▸ TASK STATEMENT: Starting at the line with "The picture is" and stopping at the line with "from matplotlib.ticker import", repeat each line exactly. Include both and omit the rest.
— Begin —
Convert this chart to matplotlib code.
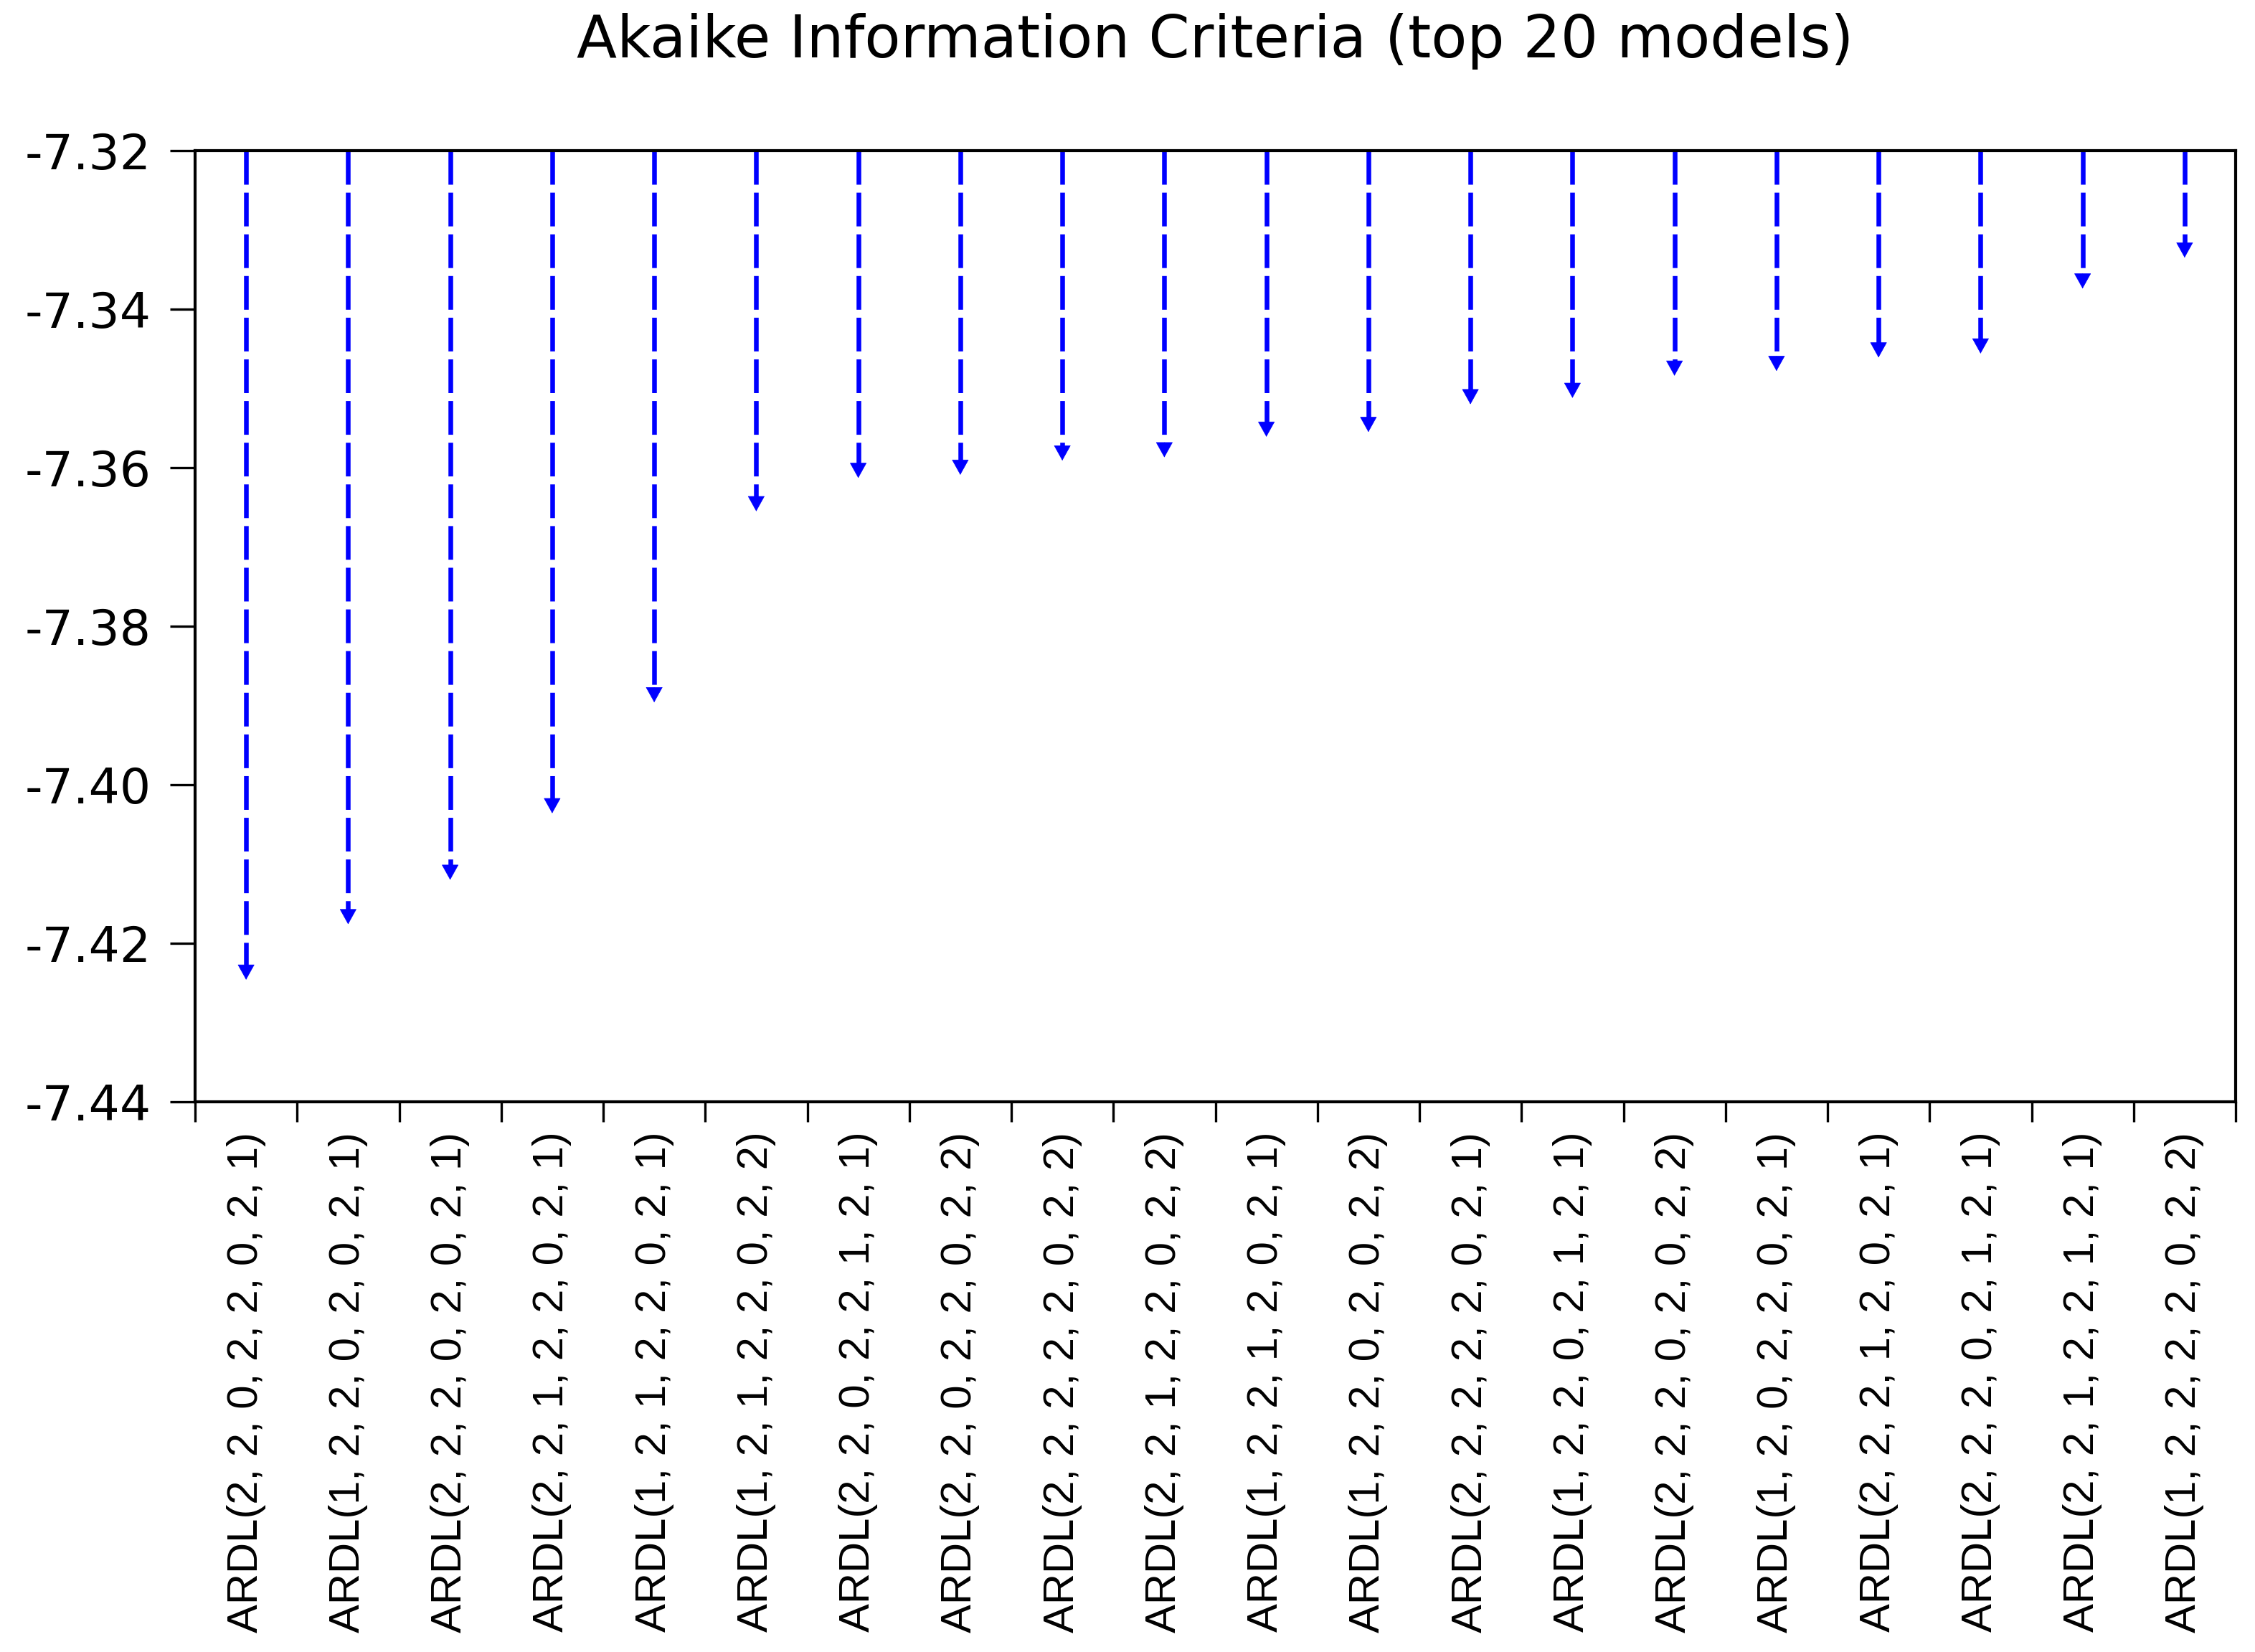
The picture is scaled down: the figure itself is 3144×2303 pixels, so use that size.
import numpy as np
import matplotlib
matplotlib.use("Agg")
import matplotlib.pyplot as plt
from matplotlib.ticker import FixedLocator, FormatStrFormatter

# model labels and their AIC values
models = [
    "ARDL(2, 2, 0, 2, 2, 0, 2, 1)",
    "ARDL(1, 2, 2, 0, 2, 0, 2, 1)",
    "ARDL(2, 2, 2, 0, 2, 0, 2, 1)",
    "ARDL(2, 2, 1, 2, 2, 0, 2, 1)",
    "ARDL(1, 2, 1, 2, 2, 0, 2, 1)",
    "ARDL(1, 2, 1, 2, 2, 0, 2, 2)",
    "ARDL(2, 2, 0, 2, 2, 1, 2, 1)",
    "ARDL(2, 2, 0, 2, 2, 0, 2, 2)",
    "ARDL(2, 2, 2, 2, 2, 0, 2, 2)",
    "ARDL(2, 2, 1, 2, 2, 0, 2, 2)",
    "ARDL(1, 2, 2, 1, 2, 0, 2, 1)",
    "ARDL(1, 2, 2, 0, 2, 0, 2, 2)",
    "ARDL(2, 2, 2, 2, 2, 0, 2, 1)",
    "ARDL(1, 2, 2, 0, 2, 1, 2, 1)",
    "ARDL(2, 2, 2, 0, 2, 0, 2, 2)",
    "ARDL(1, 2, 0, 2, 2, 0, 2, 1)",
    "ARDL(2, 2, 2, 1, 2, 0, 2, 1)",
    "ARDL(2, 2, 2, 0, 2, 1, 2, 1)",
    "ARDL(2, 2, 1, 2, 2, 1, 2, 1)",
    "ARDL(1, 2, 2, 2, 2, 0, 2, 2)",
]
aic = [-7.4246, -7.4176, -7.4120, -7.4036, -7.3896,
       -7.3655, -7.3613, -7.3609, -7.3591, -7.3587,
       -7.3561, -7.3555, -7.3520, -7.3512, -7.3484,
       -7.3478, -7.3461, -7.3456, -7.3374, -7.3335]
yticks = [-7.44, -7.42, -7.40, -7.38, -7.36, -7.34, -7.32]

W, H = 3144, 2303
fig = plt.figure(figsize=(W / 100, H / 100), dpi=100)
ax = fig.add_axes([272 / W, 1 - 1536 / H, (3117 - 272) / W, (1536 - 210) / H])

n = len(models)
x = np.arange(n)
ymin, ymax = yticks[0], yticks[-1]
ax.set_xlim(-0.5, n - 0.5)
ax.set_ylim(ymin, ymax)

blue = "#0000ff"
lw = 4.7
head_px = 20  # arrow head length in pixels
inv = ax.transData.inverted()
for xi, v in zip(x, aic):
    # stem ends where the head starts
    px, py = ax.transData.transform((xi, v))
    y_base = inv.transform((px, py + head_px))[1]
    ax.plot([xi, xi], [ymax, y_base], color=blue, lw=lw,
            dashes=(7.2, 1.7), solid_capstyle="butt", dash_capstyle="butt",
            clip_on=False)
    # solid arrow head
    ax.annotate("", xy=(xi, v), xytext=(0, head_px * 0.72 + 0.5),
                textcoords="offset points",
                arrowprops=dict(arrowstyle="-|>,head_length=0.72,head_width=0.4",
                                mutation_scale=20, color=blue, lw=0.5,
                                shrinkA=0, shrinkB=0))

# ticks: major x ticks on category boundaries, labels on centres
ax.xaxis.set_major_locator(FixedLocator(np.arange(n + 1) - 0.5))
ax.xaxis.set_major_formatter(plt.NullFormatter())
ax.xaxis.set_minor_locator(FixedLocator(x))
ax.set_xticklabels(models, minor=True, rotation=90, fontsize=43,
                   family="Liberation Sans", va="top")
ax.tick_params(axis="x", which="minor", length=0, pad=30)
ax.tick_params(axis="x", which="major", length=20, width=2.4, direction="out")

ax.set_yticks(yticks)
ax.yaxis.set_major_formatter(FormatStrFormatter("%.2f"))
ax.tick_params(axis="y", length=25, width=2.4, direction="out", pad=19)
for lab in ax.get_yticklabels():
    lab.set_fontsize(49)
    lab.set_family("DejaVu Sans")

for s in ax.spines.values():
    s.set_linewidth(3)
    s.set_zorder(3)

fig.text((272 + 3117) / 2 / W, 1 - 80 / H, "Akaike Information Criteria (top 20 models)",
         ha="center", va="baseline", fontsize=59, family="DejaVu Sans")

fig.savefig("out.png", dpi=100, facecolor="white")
— End —
▸ ANSWER TO THIS PROBLEM:
The picture is scaled down: the figure itself is 3144×2303 pixels, so use that size.
import numpy as np
import matplotlib
matplotlib.use("Agg")
import matplotlib.pyplot as plt
from matplotlib.ticker import FixedLocator, FormatStrFormatter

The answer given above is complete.